When present, the predominant nervous signs of scrapie are as follows:

  • tremors and incoordination;
  • a change in mental status (apprehension, teeth grinding, aggression); and
  • altered sensation (pruritus or itchiness, loss of wool, excoriation and inflammation of the skin, nibble reflex, excessive licking).

At the abattoir, all animals deemed as clinical suspects are subject to scrapie testing and must be sampled as a scrapie suspect. Therefore, any scrapie suspect case must be reported promptly to the local Animal Health District Veterinarian to determine the follow-up actions, including appropriate sampling methodology (e.g. sampling the entire brain when rabies cannot be ruled out), and the determination of who would be responsible for collecting and submitting the samples.

Scrapie is not known to be a human health hazard.

5.4.3.2 Surveillance sample selection

In all provincial abattoirs in British Columbia, Saskatchewan, and Manitoba that currently receive inspection by a CFIA inspector (as per a MOU), every sheep and goat 12 months of age and older is to be sampled.

In federally inspected abattoirs in any province, every sheep and goat 12 months of age and older presented for slaughter is to be sampled by a CFIA inspector. This includes all healthy sheep and goats that were slaughtered, died, or were condemned at ante- and post-mortem inspection. Targeted animals must be properly identified.

From each animal, collect the anterior brainstem, including obex, and the retropharyngeal lymph nodes. All tissues are to be submitted frozen.

Ensure that the Canadian Sheep Identification Program (CSIP) eartag number is recorded at the time of sample collection. Place the CSIP tag in the bag with the obex and the retropharyngeal lymph nodes samples so the number can be confirmed to facilitate a traceback investigation in the case of an animal with positive test results.

5.4.3.3 Testing

For surveillance purposes, frozen samples should be held in a freezer and shipped in batches to reduce shipping costs. Monthly shipments or shipment upon collection of 50 samples are recommended. Submit the samples to the lab designated by the Area Animal Health Program specialist responsible for TSE or disease control. Samples may be submitted to CFIA laboratories (Ottawa lab Fallowfield, Lethbridge, St. Hyacinthe) or a TSE network lab approved for scrapie testing, according to Area guidelines. Test results from samples sent to a CFIA lab will be reported on LSTS.

5.4.3.4 Follow-up

5.4.3.4.1 Carcass held pending lab results

The carcass and all associated parts from an animal deemed a clinical suspect case must be detained until reception of the test results.

In the case of non clinical suspect case, it was decided, following discussions between Health Canada and the CFIA in 2008, that when doing random sampling for scrapie surveillance from low risk animals (i.e. healthy slaughter animals) carcasses would not have to be held.
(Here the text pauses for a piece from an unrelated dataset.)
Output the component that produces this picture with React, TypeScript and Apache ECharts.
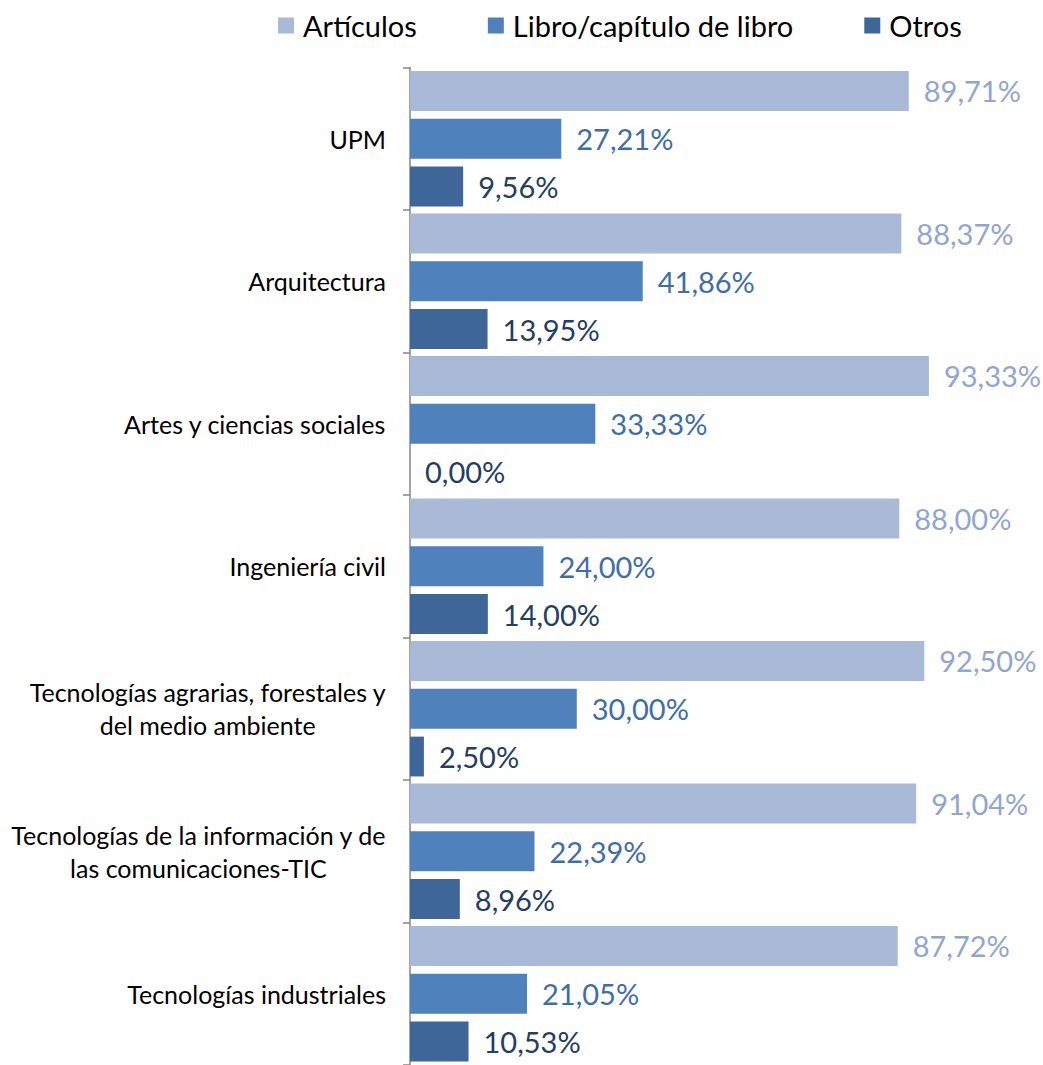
import React, { useEffect, useRef } from "react";
import * as echarts from "echarts";

const categories = [
  "UPM",
  "Arquitectura",
  "Artes y ciencias sociales",
  "Ingeniería civil",
  "Tecnologías agrarias, forestales y\ndel medio ambiente",
  "Tecnologías de la información y de\nlas comunicaciones-TIC",
  "Tecnologías industriales",
];
const seriesNames = ["Artículos", "Libro/capítulo de libro", "Otros"];
const articulos = [89.71, 88.37, 93.33, 88.0, 92.5, 91.04, 87.72];
const libro = [27.21, 41.86, 33.33, 24.0, 30.0, 22.39, 21.05];
const otros = [9.56, 13.95, 0.0, 14.0, 2.5, 8.96, 10.53];

const barColors = ["#A9B9D8", "#4F81BD", "#3E6698"];
const labelColors = ["#8FA6CF", "#3F6DA8", "#243D63"];
const FONT = "Lato";

export default function App() {
  const ref = useRef<HTMLDivElement>(null);
  useEffect(() => {
    if (!ref.current) return;
    const chart = echarts.init(ref.current, undefined, { renderer: "svg" });
    const datas = [articulos, libro, otros];
    chart.setOption({
      animation: false,
      backgroundColor: "#ffffff",
      legend: {
        top: 6,
        left: 273,
        itemWidth: 16,
        itemHeight: 16,
        itemGap: 71,
        icon: "rect",
        textStyle: { fontFamily: FONT, fontSize: 29, color: "#000", padding: [0, 0, 0, 4] },
        data: seriesNames,
      },
      grid: { left: 410, top: 67.5, width: 556, height: 1003 },
      xAxis: {
        type: "value",
        min: 0,
        max: 100,
        show: false,
      },
      yAxis: {
        type: "category",
        inverse: true,
        data: categories,
        axisLine: { show: true, lineStyle: { color: "#868686", width: 1.5 } },
        axisTick: { show: true, length: 7, lineStyle: { color: "#868686", width: 1.5 } },
        axisLabel: {
          margin: 24,
          fontFamily: FONT,
          fontSize: 25,
          color: "#000",
          formatter: (v: string) =>
            v
              .split("\n")
              .map((l) => "{c|" + l + "}")
              .join("\n"),
          rich: {
            c: { align: "center", fontFamily: FONT, fontSize: 25, color: "#000", lineHeight: 33 },
          },
        },
      },
      series: seriesNames.map((name, i) => ({
        name,
        type: "bar",
        data: datas[i],
        barGap: "20%",
        barCategoryGap: "5%",
        itemStyle: { color: barColors[i] },
        label: {
          show: true,
          position: "right",
          distance: 15,
          fontFamily: FONT,
          fontSize: 29,
          color: labelColors[i],
          formatter: (p: any) => p.value.toFixed(2).replace(".", ",") + "%",
        },
      })),
    });
    return () => chart.dispose();
  }, []);
  return (
    <div
      ref={ref}
      style={{ position: "fixed", left: 0, top: 0, width: 1043, height: 1065, background: "#fff" }}
    />
  );
}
As a result, there is no federal requirement to hold edible carcasses pending scrapie test results. As well, there is no need to hold condemned animals derived from non clinical suspect case (carcasses and their parts) or deadstock.

The inedible material derived from non clinical suspect or clinical suspect case tested negative can be disposed of as required in section 54 of the Meat inspection Regulations, 1990 and described in Chapter 6 of this manual.

5.4.3.4.2 Carcass disposition (clinical suspect case only)

The carcass and all associated parts from an animal deemed a clinical suspect case with a positive test result should be disposed of in accordance with relevant environmental regulations (e.g. by burial at an approved site or incineration) or any method approved by the CFIA for the destruction of prions. The operator could also elect to send the products to a rendering plant with a dedicated SRM line, with the rendered product proceeding to a permitted SRM disposal/destruction site.